▸ Exercise: Your output is the lines from the first one to the one containing "[216.0,31.6]];", repeated exactly, with images left out.

▸ Dataset content:
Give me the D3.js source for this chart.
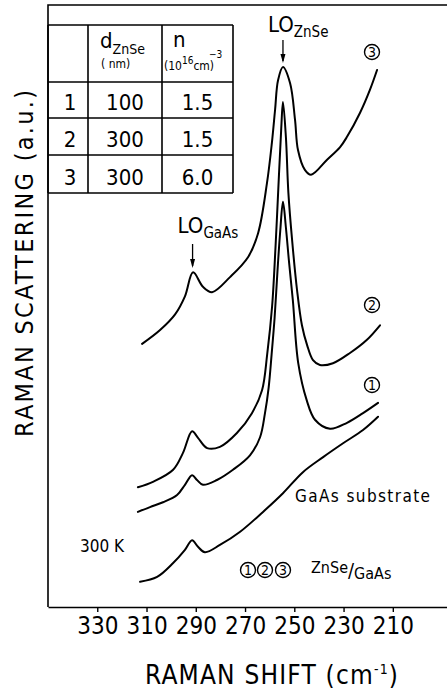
<!DOCTYPE html>
<html>
<head>
<meta charset="utf-8">
<script src="https://cdn.jsdelivr.net/npm/d3@7"></script>
<style>
  body { margin: 0; background: #fff; }
  svg { display: block; }
  text { font-family: "Liberation Sans Narrow", "DejaVu Sans Condensed", "DejaVu Sans", sans-serif; font-stretch: condensed; fill: #000; }
</style>
</head>
<body>
<svg width="447" height="690"></svg>
<script>
// raman shift (cm-1) , intensity (a.u.)
var curve3 = [[311.8,43.7],[304.5,46.0],[298.4,48.6],[294.4,51.6],[291.1,55.6],[287.1,53.2],
  [283.4,52.3],[276.1,54.8],[268.8,58.1],[264.7,62.1],[261.1,70.4],[259.1,77.1],[257.8,82.6],[256.6,87.5],
  [254.6,89.7],[251.7,87.0],[249.7,80.9],[248.5,75.9],[245.7,72.6],[243.2,71.8],[236.7,74.3],[231.4,76.4],
  [228.6,78.1],[223.3,82.1],[219.3,85.9],[216.4,89.2]];
var curve2 = [[313.5,19.9],[307.4,20.8],[299.2,22.8],[295.2,25.6],[291.5,29.2],[289.1,28.1],[285.4,26.4],
  [280.2,26.6],[273.3,28.9],[267.2,32.2],[263.1,36.0],[261.0,42.0],[259.0,50.0],[257.6,60.0],[256.2,72.0],
  [255.3,79.5],[254.6,83.9],[253.4,78.0],[252.4,68.8],[250.9,61.0],[248.9,52.7],[246.9,46.8],[244.8,43.5],
  [242.4,41.0],[239.6,40.2],[234.3,40.5],[227.4,42.2],[220.5,44.4],[215.2,46.8]];
var curve1 = [[313.5,15.8],[308.6,16.6],[303.3,17.4],[297.6,18.6],[294.4,20.3],[291.5,21.9],[289.5,21.1],
  [287.1,20.3],[281.4,21.1],[274.9,22.8],[268.0,25.2],[263.9,28.2],[261.9,32.2],[260.4,36.5],[259.2,42.0],
  [258.0,48.0],[256.8,56.0],[255.7,62.5],[254.6,67.3],[253.4,63.0],[252.2,57.6],[250.6,51.0],[248.4,40.5],
  [245.0,34.4],[241.6,31.1],[235.5,29.6],[228.6,30.6],[222.1,32.2],[216.0,33.9]];
var substrate = [[312.6,4.2],[305.7,5.0],[299.2,7.3],[294.4,9.5],[291.5,11.1],[289.1,10.0],[286.3,9.1],
  [280.2,10.3],[272.0,12.5],[262.7,15.8],[254.6,18.9],[246.5,22.4],[238.3,24.9],[230.2,27.2],[222.1,29.4],
  [216.0,31.6]];

var tickVals = [330, 310, 290, 270, 250, 230, 210];
var tableHead = ["", "d", "n"];
var tableRows = [["1", "100", "1.5"], ["2", "300", "1.5"], ["3", "300", "6.0"]];

var svg = d3.select("svg");

var x = d3.scaleLinear().domain([350, 188]).range([48, 447]);
var y = d3.scaleLinear().domain([0, 100]).range([607, 5]);

// frame: top and left, bottom comes from the axis
svg.append("path")
   .attr("d", "M447," + y(100) + "H" + x(350) + "V" + y(0))
   .attr("fill", "none").attr("stroke", "#000").attr("stroke-width", 1.6);

var ax = svg.append("g")
   .attr("transform", "translate(0," + y(0) + ")")
   .call(d3.axisBottom(x).tickValues(tickVals).tickSize(5).tickSizeOuter(0).tickPadding(5));
ax.select(".domain").attr("stroke-width", 1.6);
ax.selectAll(".tick line").attr("stroke-width", 1.4);
ax.selectAll(".tick text").attr("font-size", "24px").attr("fill", "#000")
   .style("font-family", "'Liberation Sans Narrow','DejaVu Sans Condensed','DejaVu Sans',sans-serif");

// axis titles
var xt = svg.append("text").attr("x", 145).attr("y", 684).attr("font-size", "26px")
   .attr("textLength", 253).attr("lengthAdjust", "spacing");
xt.append("tspan").text("RAMAN SHIFT  (cm");
xt.append("tspan").attr("dy", -10).attr("font-size", "14px").text("-1");
xt.append("tspan").attr("dy", 10).text(")");

svg.append("text")
   .attr("transform", "translate(33,437) rotate(-90)")
   .attr("font-size", "25px")
   .attr("textLength", 347).attr("lengthAdjust", "spacing")
   .text("RAMAN SCATTERING  (a.u.)");

// spectra
var line = d3.line()
   .x(function(d) { return x(d[0]); })
   .y(function(d) { return y(d[1]); })
   .curve(d3.curveCatmullRom.alpha(0.5));

svg.selectAll(".spec")
   .data([substrate, curve1, curve2, curve3])
   .enter().append("path")
   .attr("class", "spec")
   .attr("d", line)
   .attr("fill", "none")
   .attr("stroke", "#000")
   .attr("stroke-width", 2)
   .attr("stroke-linejoin", "round")
   .attr("stroke-linecap", "round");

// table
var colX = [48, 88, 162, 233];
var rowY = [25, 82, 118, 155, 193];
var tbl = svg.append("g").attr("stroke", "#000").attr("stroke-width", 1.6).attr("fill", "none");
rowY.forEach(function(ry) { tbl.append("line").attr("x1", colX[0]).attr("x2", colX[3]).attr("y1", ry).attr("y2", ry); });
colX.forEach(function(cx) { tbl.append("line").attr("x1", cx).attr("x2", cx).attr("y1", rowY[0]).attr("y2", rowY[4]); });

tableRows.forEach(function(r, i) {
  r.forEach(function(v, j) {
    svg.append("text")
       .attr("x", (colX[j] + colX[j + 1]) / 2 + (j == 0 ? 2 : 0))
       .attr("y", rowY[i + 2] - 8)
       .attr("text-anchor", "middle")
       .attr("font-size", "22px")
       .text(v);
  });
});

var h1 = svg.append("text").attr("x", 100).attr("y", 48).attr("font-size", "22px");
h1.append("tspan").text(tableHead[1]);
h1.append("tspan").attr("dy", 6).attr("font-size", "14px").text("ZnSe");
svg.append("text").attr("x", 101).attr("y", 68).attr("font-size", "12px").text("( nm)");

svg.append("text").attr("x", 173).attr("y", 47).attr("font-size", "22px").text(tableHead[2]);
var h2 = svg.append("text").attr("x", 164).attr("y", 70).attr("font-size", "12px");
h2.append("tspan").text("(10");
h2.append("tspan").attr("dy", -6).attr("font-size", "10px").text("16");
h2.append("tspan").attr("dy", 6).text("cm)");
svg.append("text").attr("x", 209).attr("y", 58).attr("font-size", "10px").text("\u22123");

// peak labels with arrows
function peakLabel(xp, yTxt, sub, yArrowTop, yArrowTip) {
  var t = svg.append("text").attr("x", xp - 15).attr("y", yTxt).attr("font-size", "22px");
  t.append("tspan").text("LO");
  t.append("tspan").attr("dy", 5).attr("font-size", "15px").text(sub);
  svg.append("line").attr("x1", xp).attr("x2", xp).attr("y1", yArrowTop).attr("y2", yArrowTip - 2)
     .attr("stroke", "#000").attr("stroke-width", 1.3);
  svg.append("path")
     .attr("d", "M" + (xp - 2.5) + "," + (yArrowTip - 9) + "L" + (xp + 2.5) + "," + (yArrowTip - 9) + "L" + xp + "," + yArrowTip + "Z")
     .attr("fill", "#000");
}
peakLabel(x(254.6), 32, "ZnSe", 40, 63);
peakLabel(x(291.3), 233, "GaAs", 244, 268);

// circled sample numbers
function circled(cx, cy, label) {
  svg.append("circle").attr("cx", cx).attr("cy", cy).attr("r", 7.5)
     .attr("fill", "none").attr("stroke", "#000").attr("stroke-width", 1.4);
  svg.append("text").attr("x", cx).attr("y", cy + 5).attr("text-anchor", "middle")
     .attr("font-size", "14px").text(label);
}
circled(372, 52, "3");
circled(372, 305, "2");
circled(372, 385, "1");
circled(248, 570, "1");
circled(265, 570, "2");
circled(283, 570, "3");

var zt = svg.append("text").attr("x", 311).attr("y", 573).attr("font-size", "16px");
zt.append("tspan").text("ZnSe");
zt.append("tspan").attr("dy", 4).attr("font-size", "20px").text("/");
zt.append("tspan").attr("dy", 2).text("GaAs");

svg.append("text").attr("x", 295).attr("y", 502).attr("font-size", "17px")
   .attr("textLength", 135).attr("lengthAdjust", "spacing").text("GaAs substrate");
svg.append("text").attr("x", 80).attr("y", 552).attr("font-size", "17px").text("300 K");
</script>
</body>
</html>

▸ Task solution:
Give me the D3.js source for this chart.
<!DOCTYPE html>
<html>
<head>
<meta charset="utf-8">
<script src="https://cdn.jsdelivr.net/npm/d3@7"></script>
<style>
  body { margin: 0; background: #fff; }
  svg { display: block; }
  text { font-family: "Liberation Sans Narrow", "DejaVu Sans Condensed", "DejaVu Sans", sans-serif; font-stretch: condensed; fill: #000; }
</style>
</head>
<body>
<svg width="447" height="690"></svg>
<script>
// raman shift (cm-1) , intensity (a.u.)
var curve3 = [[311.8,43.7],[304.5,46.0],[298.4,48.6],[294.4,51.6],[291.1,55.6],[287.1,53.2],
  [283.4,52.3],[276.1,54.8],[268.8,58.1],[264.7,62.1],[261.1,70.4],[259.1,77.1],[257.8,82.6],[256.6,87.5],
  [254.6,89.7],[251.7,87.0],[249.7,80.9],[248.5,75.9],[245.7,72.6],[243.2,71.8],[236.7,74.3],[231.4,76.4],
  [228.6,78.1],[223.3,82.1],[219.3,85.9],[216.4,89.2]];
var curve2 = [[313.5,19.9],[307.4,20.8],[299.2,22.8],[295.2,25.6],[291.5,29.2],[289.1,28.1],[285.4,26.4],
  [280.2,26.6],[273.3,28.9],[267.2,32.2],[263.1,36.0],[261.0,42.0],[259.0,50.0],[257.6,60.0],[256.2,72.0],
  [255.3,79.5],[254.6,83.9],[253.4,78.0],[252.4,68.8],[250.9,61.0],[248.9,52.7],[246.9,46.8],[244.8,43.5],
  [242.4,41.0],[239.6,40.2],[234.3,40.5],[227.4,42.2],[220.5,44.4],[215.2,46.8]];
var curve1 = [[313.5,15.8],[308.6,16.6],[303.3,17.4],[297.6,18.6],[294.4,20.3],[291.5,21.9],[289.5,21.1],
  [287.1,20.3],[281.4,21.1],[274.9,22.8],[268.0,25.2],[263.9,28.2],[261.9,32.2],[260.4,36.5],[259.2,42.0],
  [258.0,48.0],[256.8,56.0],[255.7,62.5],[254.6,67.3],[253.4,63.0],[252.2,57.6],[250.6,51.0],[248.4,40.5],
  [245.0,34.4],[241.6,31.1],[235.5,29.6],[228.6,30.6],[222.1,32.2],[216.0,33.9]];
var substrate = [[312.6,4.2],[305.7,5.0],[299.2,7.3],[294.4,9.5],[291.5,11.1],[289.1,10.0],[286.3,9.1],
  [280.2,10.3],[272.0,12.5],[262.7,15.8],[254.6,18.9],[246.5,22.4],[238.3,24.9],[230.2,27.2],[222.1,29.4],
  [216.0,31.6]];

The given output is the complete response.